My initial thought was that this wasn’t wise.  Typically when we see teams that almost win the whole shebang do violent changes to themselves in the name of “we’re still not good enough!”, it doesn’t work.  A great team that functions a particular way isn’t likely to be able to re-made with a very different set of talent and become significantly better, and it has a very good chance of getting worse.  If the franchise really believes that the team’s current slide signifies that the team’s better days are behind it, then I get why they’d make the change – but why would you react so dramatically after such a small sample size?

More likely is that the team had simply been unhappy with Lewis and Carter because of their poor play in last year’s playoffs and they just wanted them gone for comparable talent.  I get that, but if I were running the franchise I’d try to look at very specific weaknesses and address them with as minimal disruption as possible.

The most interesting part of the trade to me is the acquisition of Arenas.  To be honest, when I watched the Magic struggle against the Celtics last year, the thing I kept thinking about was not Lewis or Carter, but Jameer Nelson.  Nelson was playing better than Lewis and Carter at the time, but Nelson’s issues to me seemed more systematic.  The best thing you can do for Dwight Howard is get him guy’s with great court vision.  If Howard had a Rajon Rondo (or obviously a Nash, a Kidd, a Paul, etc), I think he has those super-dominant games we see him have against every team much more consistently.  Do that, and the Magic probably win some titles.

So what do the Magic do?  They keep the mediocre-passer, great-scorer Nelson, and acquire another mediocre-passer, great-scorer in Arenas.  Yikes.  It’s as if they read in the manual that it’s good to have a great combo guard scorer 6th man, without considering that that really only makes sense when your starting point guard isn’t also a combo guard.

Sigh.  Well, I’m certainly not going to guarantee this won’t work.  The team is going to end up looking significantly different, and there’s always the chance that it settles into a functioning system that is superior to what was before, but I really doubt I’ll ever come to the conclusion that these trades were the result of a master plan.

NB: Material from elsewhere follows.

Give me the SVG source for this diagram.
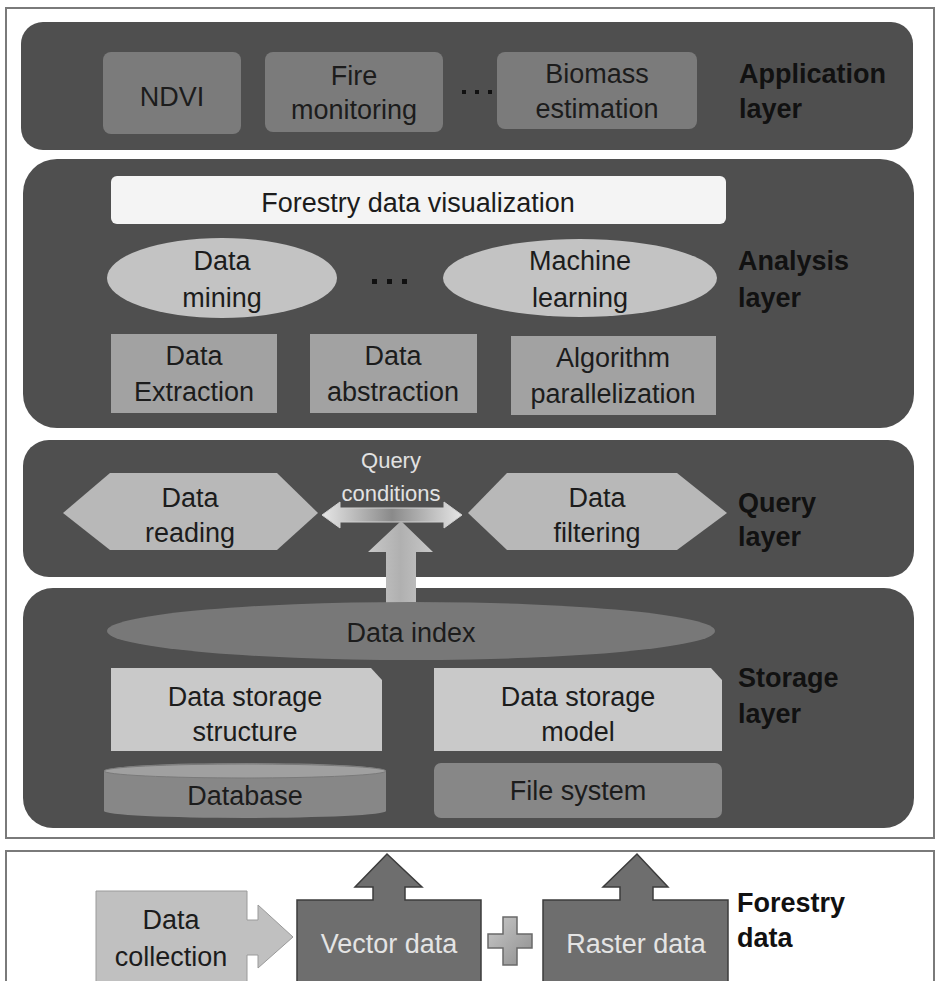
<svg xmlns="http://www.w3.org/2000/svg" width="937" height="981" viewBox="0 0 937 981">
<style>
text{font-family:"Liberation Sans",Arial,sans-serif;font-size:27px;fill:#1c1c1c;text-anchor:middle}
.lbl{font-weight:bold;text-anchor:start;fill:#111}
.layer{fill:#4f4f4f}
.app{fill:#7b7b7b}
.box{fill:#a2a2a2}
.ell{fill:#c3c3c3}
.hex{fill:#b8b8b8}
.st{fill:#c9c9c9}
.db{fill:#878787}
.src{fill:#6e6e6e;stroke:#3c3c3c;stroke-width:1.5}
.w{fill:#e4e4e4}
.dot{fill:#111}
</style>
<defs>
<linearGradient id="gq" x1="0" y1="0" x2="1" y2="0">
<stop offset="0" stop-color="#e6e6e6"/><stop offset="0.5" stop-color="#8a8a8a"/><stop offset="1" stop-color="#e6e6e6"/>
</linearGradient>
<linearGradient id="gu" x1="0" y1="0" x2="1" y2="0">
<stop offset="0" stop-color="#c8c8c8"/><stop offset="0.5" stop-color="#b0b0b0"/><stop offset="1" stop-color="#c8c8c8"/>
</linearGradient>
<linearGradient id="gp" x1="0" y1="0" x2="1" y2="1">
<stop offset="0" stop-color="#c9c9c9"/><stop offset="1" stop-color="#8e8e8e"/>
</linearGradient>
</defs>
<rect x="0" y="0" width="937" height="981" fill="#ffffff"/>
<rect x="6" y="8" width="928" height="830" fill="none" stroke="#7a7a7a" stroke-width="2"/>
<rect x="6" y="851" width="928" height="140" fill="none" stroke="#7a7a7a" stroke-width="2"/>

<g id="application-layer">
<rect class="layer" x="21" y="22" width="892" height="128" rx="22"/>
<text class="lbl" x="739" y="83">Application</text>
<text class="lbl" x="739" y="118">layer</text>
</g>
<g id="ndvi"><rect class="app" x="103" y="52" width="138" height="82" rx="8"/><text x="172" y="106">NDVI</text></g>
<g id="fire"><rect class="app" x="265" y="52" width="178" height="80" rx="8"/><text x="354" y="85">Fire</text><text x="354" y="119">monitoring</text></g>
<g id="dots1"><rect class="dot" x="462" y="90" width="4" height="4"/><rect class="dot" x="475" y="90" width="4" height="4"/><rect class="dot" x="488" y="90" width="4" height="4"/></g>
<g id="biomass"><rect class="app" x="497" y="52" width="200" height="77" rx="8"/><text x="597" y="83">Biomass</text><text x="597" y="118">estimation</text></g>

<g id="analysis-layer">
<rect class="layer" x="23" y="159" width="891" height="269" rx="34"/>
<text class="lbl" x="738" y="270">Analysis</text>
<text class="lbl" x="738" y="307">layer</text>
</g>
<g id="visualization"><rect x="111" y="176" width="615" height="48" rx="6" fill="#f4f4f4"/><text x="418" y="212">Forestry data visualization</text></g>
<g id="mining"><ellipse class="ell" cx="222" cy="278" rx="115" ry="40"/><text x="222" y="270">Data</text><text x="222" y="307">mining</text></g>
<g id="dots2"><rect class="dot" x="372" y="279" width="5" height="5"/><rect class="dot" x="387" y="279" width="5" height="5"/><rect class="dot" x="402" y="279" width="5" height="5"/></g>
<g id="ml"><ellipse class="ell" cx="580" cy="278" rx="137" ry="39"/><text x="580" y="270">Machine</text><text x="580" y="307">learning</text></g>
<g id="extraction"><rect class="box" x="111" y="334" width="166" height="79"/><text x="194" y="365">Data</text><text x="194" y="401">Extraction</text></g>
<g id="abstraction"><rect class="box" x="310" y="334" width="167" height="79"/><text x="393" y="365">Data</text><text x="393" y="401">abstraction</text></g>
<g id="parallel"><rect class="box" x="511" y="336" width="205" height="79"/><text x="613" y="367">Algorithm</text><text x="613" y="403">parallelization</text></g>

<g id="query-layer">
<rect class="layer" x="23" y="440" width="891" height="137" rx="26"/>
<text class="lbl" x="738" y="512">Query</text>
<text class="lbl" x="738" y="546">layer</text>
</g>
<g id="reading"><polygon class="hex" points="63,513 110,473 277,473 318,513 277,550 110,550"/><text x="190" y="507">Data</text><text x="190" y="542">reading</text></g>
<g id="filtering"><polygon class="hex" points="468,513 507,473 677,473 727,513 677,550 507,550"/><text x="597" y="507">Data</text><text x="597" y="542">filtering</text></g>
<g id="query-conditions"><text x="391" y="468" style="font-size:22px;fill:#e2e2e2">Query</text><text x="391" y="501" style="font-size:22px;fill:#e2e2e2">conditions</text></g>

<g id="storage-layer">
<rect class="layer" x="23" y="588" width="891" height="240" rx="30"/>
<text class="lbl" x="738" y="687">Storage</text>
<text class="lbl" x="738" y="723">layer</text>
</g>

<g id="connectors">
<polygon points="322,515 340,502 340,508 444,508 444,502 462,515 444,528 444,522 340,522 340,528" fill="url(#gq)" stroke="#d0d0d0" stroke-width="1"/>
<polygon points="401,521 433,552 416,552 416,603 386,603 386,552 368,552" fill="url(#gu)"/>
<polygon points="96,891 247,891 247,920 258,920 258,905 293,937 258,968 258,955 247,955 247,990 96,990" fill="#c0c0c0" stroke="#9a9a9a" stroke-width="1"/>
<polygon class="src" points="297,900 373,900 373,887 355,887 387,854 422,887 405,887 405,900 481,900 481,990 297,990"/>
<polygon class="src" points="543,900 620,900 620,887 603,887 637,854 668,887 653,887 653,900 728,900 728,990 543,990"/>
<polygon points="503,917 517,917 517,934 532,934 532,948 517,948 517,965 503,965 503,948 488,948 488,934 503,934" fill="url(#gp)" stroke="#6a6a6a" stroke-width="1.5"/>
</g>

<g id="data-index"><ellipse cx="411" cy="631" rx="304" ry="29" fill="#787878"/><text x="411" y="642">Data index</text></g>
<g id="storage-structure"><polygon class="st" points="111,668 371,668 382,680 382,751 111,751"/><text x="245" y="706">Data storage</text><text x="245" y="741">structure</text></g>
<g id="storage-model"><polygon class="st" points="434,668 711,668 722,680 722,751 434,751"/><text x="578" y="706">Data storage</text><text x="578" y="741">model</text></g>
<g id="database"><path class="db" d="M104,771 A141,8 0 0 1 386,771 L386,811 A141,7 0 0 1 104,811 Z"/><ellipse cx="245" cy="771" rx="141" ry="7" fill="#a0a0a0" stroke="#7a7a7a" stroke-width="1"/><text x="245" y="805">Database</text></g>
<g id="file-system"><rect class="db" x="434" y="763" width="288" height="55" rx="7"/><text x="578" y="800">File system</text></g>

<g id="data-collection"><text x="171" y="929">Data</text><text x="171" y="966">collection</text></g>
<g id="vector-data"><text class="w" x="389" y="953" style="fill:#e4e4e4">Vector data</text></g>
<g id="raster-data"><text class="w" x="636" y="953" style="fill:#e4e4e4">Raster data</text></g>
<g id="forestry-data"><text class="lbl" x="737" y="912">Forestry</text><text class="lbl" x="737" y="947">data</text></g>
</svg>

As far as the other teams involved.  Washington clearly made a smart trade – the goal was to reduce their long term cap hit from Arenas who couldn’t possibly fit into the Wizards’ future.  Phoenix, unlike Orlando, is far enough away from contending that a big shake up makes sense presuming they want to become contenders again – it may or may not work, but with Nash at the helm, at this point it seems a lock that the offense will always be good, and Gortat may give major help to the defense.